First, we need to start experimenting now. Not with billion-dollar training runs, but with managed foundation model APIs that let us explore use cases without significant infrastructure investment. Amazon Bedrock and similar services lower the barrier to entry enough that there is no excuse for not exploring.
Second, our data strategy needs to account for AI use cases. The organizations that will benefit most from generative AI are the ones with clean, well-organized, accessible data. If your data is locked in silos, poorly labeled, or governed by policies that prevent ML use, you will not be ready when the technology matures.
Third, the cost model for AI workloads is fundamentally different from traditional cloud workloads. GPU instances are expensive, training runs are long, and the economics favor reserved capacity and spot instances for training with on-demand capacity for inference.
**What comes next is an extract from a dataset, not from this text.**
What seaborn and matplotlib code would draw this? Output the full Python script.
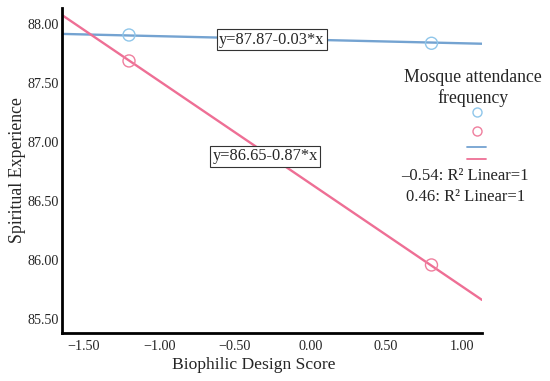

Our cost management practices need to evolve to account for these new workload patterns.
The Bigger Picture
re:Invent has always been a barometer for where cloud computing is heading, and this year's signal is clear. The cloud providers are betting heavily on AI as the next major workload category, after web applications, big data, and containerized microservices. The infrastructure is being purpose-built for AI, from custom chips to specialized networking to managed model serving.
For cloud architects and engineers, this means our roles are evolving. Understanding AI infrastructure, model deployment patterns, and the specific requirements of ML workloads is becoming part of the job. Not because everyone needs to be an ML engineer, but because the infrastructure we design and manage will increasingly serve AI workloads.
The generative AI era of cloud computing has started. re:Invent made that official.